# Colonel Obituary: David Wood: Pegasus bridge D-Day veteran



## syscom3 (Mar 27, 2009)

Colonel David Wood: Pegasus bridge D-Day veteran

David Wood was the last surviving officer of the coup-de-main parties that captured the bridges over the Caen canal and the River Orne in the early hours of D-Day, June 6, 1944.

The bridges were essential for the support of the 6th Airborne Division, dropped by parachute and landed by gliders east of the Orne, on the left flank of the Allied bridgehead. Gliders delivered the coup-de-main parties alongside the bridges, in what Air Chief Marshal Sir Trafford Leigh-Mallory commanding the Allied air forces on that day described as “the airmanship feat of the war”.

The infantry and engineer assault troops, 126 men in all, were commanded by Major John Howard of 2nd Battalion The Oxfordshire and Buckinghamshire Light Infantry. Lieutenant David Wood led the men in the second of the three gliders that landed alongside the bridge over the Caen Canal, subsequently famous as “Pegasus Bridge”. Although severely shaken by landing on rough ground in the dark at about 90 miles an hour, he found himself in one piece and still clutching to his chest a bucket of primed 36 grenades he thought might come in useful in clearing the German defenders from around the bridge.

Ordered forward by Howard, who had climbed out of the wreckage of the leading glider only minutes before, he led his men up the slight slope to the bridge, checking that every enemy weapon pit was clear as he went. As he reached the road, a burst of enemy fire hit him in the leg and he went down with three bullets in it and a compound fracture of the femur.

His wound kept him out of action for the rest of the war and he needed a built-up shoe or boot for the rest of his life as his left leg was an inch and a half shorter than his right.

Howard, who had originally doubted whether the young, fresh-faced subaltern straight from officer training would measure up to the standards of Airborne forces, had recorded immediately before the operation: “Wood is a rattling good officer and I wouldn’t lose him for the world.”

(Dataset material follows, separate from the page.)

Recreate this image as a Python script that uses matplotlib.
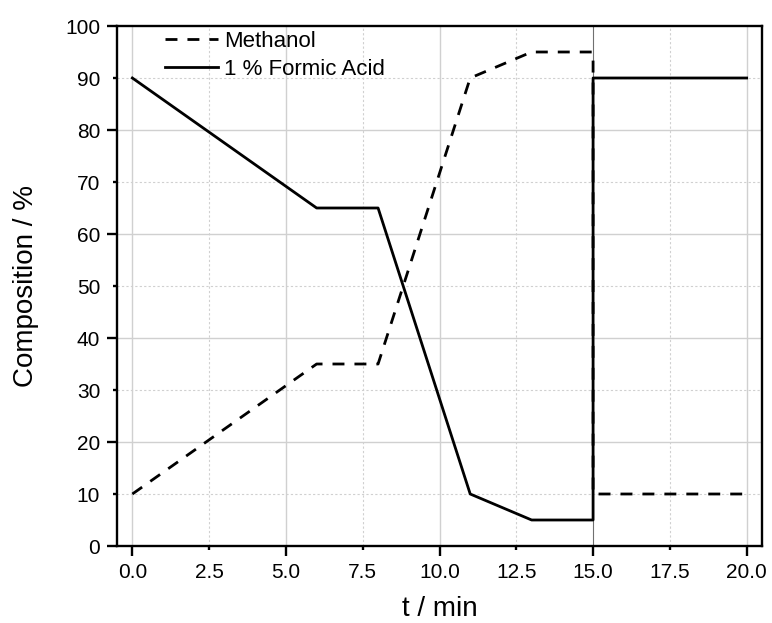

After the war Wood resumed regimental soldiering, attended the Staff College and moved through a variety of posts to achieve the rank of colonel. He was Military Assistant to the C-in-C British Army of the Rhine, for which service he was appointed MBE, and second-in-command of 1st Battalion The Royal Green Jackets, as his regiment had by then become, in Malaysia during the Indonesian “Confrontation” with the new Federation. In his final army posting, he was in charge of the Infantry Records office in Exeter.

In 1994 he was appointed a Chevalier of the Legion of Honour by the French Government in recognition of his work on behalf of the Normandy Veterans’ Association, of which he was president of the Exeter branch until his death.

Until his final illness Wood had been planning to be present in Normandy this June to mark the 65th anniversary of the capture of Pegasus Bridge when a new memorial to the men of the coup-de-main parties, the glider pilots and RAF aircrew is to be unveiled as a result of a fundraising campaign organised under the title Project 65.

The greater part of the money raised is to be donated to charities helping wounded and needy service and ex-service men and women.

He is survived by his wife, Alice, a former officer of Queen Alexandra’s Royal Army Nursing Corps.

Colonel David Wood, MBE, veteran of the Pegasus Bridge coup-de-main operation on D-Day, was born on February 23, 1923. He died on March 12, 2009, aged 86


----------



## Airframes (Mar 27, 2009)

Farewell to an Airborne Warrior. R.I.P. Colonel Wood.


----------



## evangilder (Mar 27, 2009)




----------



## ToughOmbre (Mar 27, 2009)

TO


----------



## Gnomey (Mar 27, 2009)




----------



## RabidAlien (Mar 27, 2009)




----------



## rochie (Mar 27, 2009)

R.I.P col Woods


----------



## v2 (Mar 27, 2009)




----------



## Bernhart (Mar 27, 2009)

my math correct? he was only in 21 ? Isn't that young for a Major ?


----------



## syscom3 (Mar 27, 2009)

Bernhart said:


> my math correct? he was only in 21 ? Isn't that young for a Major ?



He probably got promotions along the way.


----------



## Wayne Little (Mar 28, 2009)




----------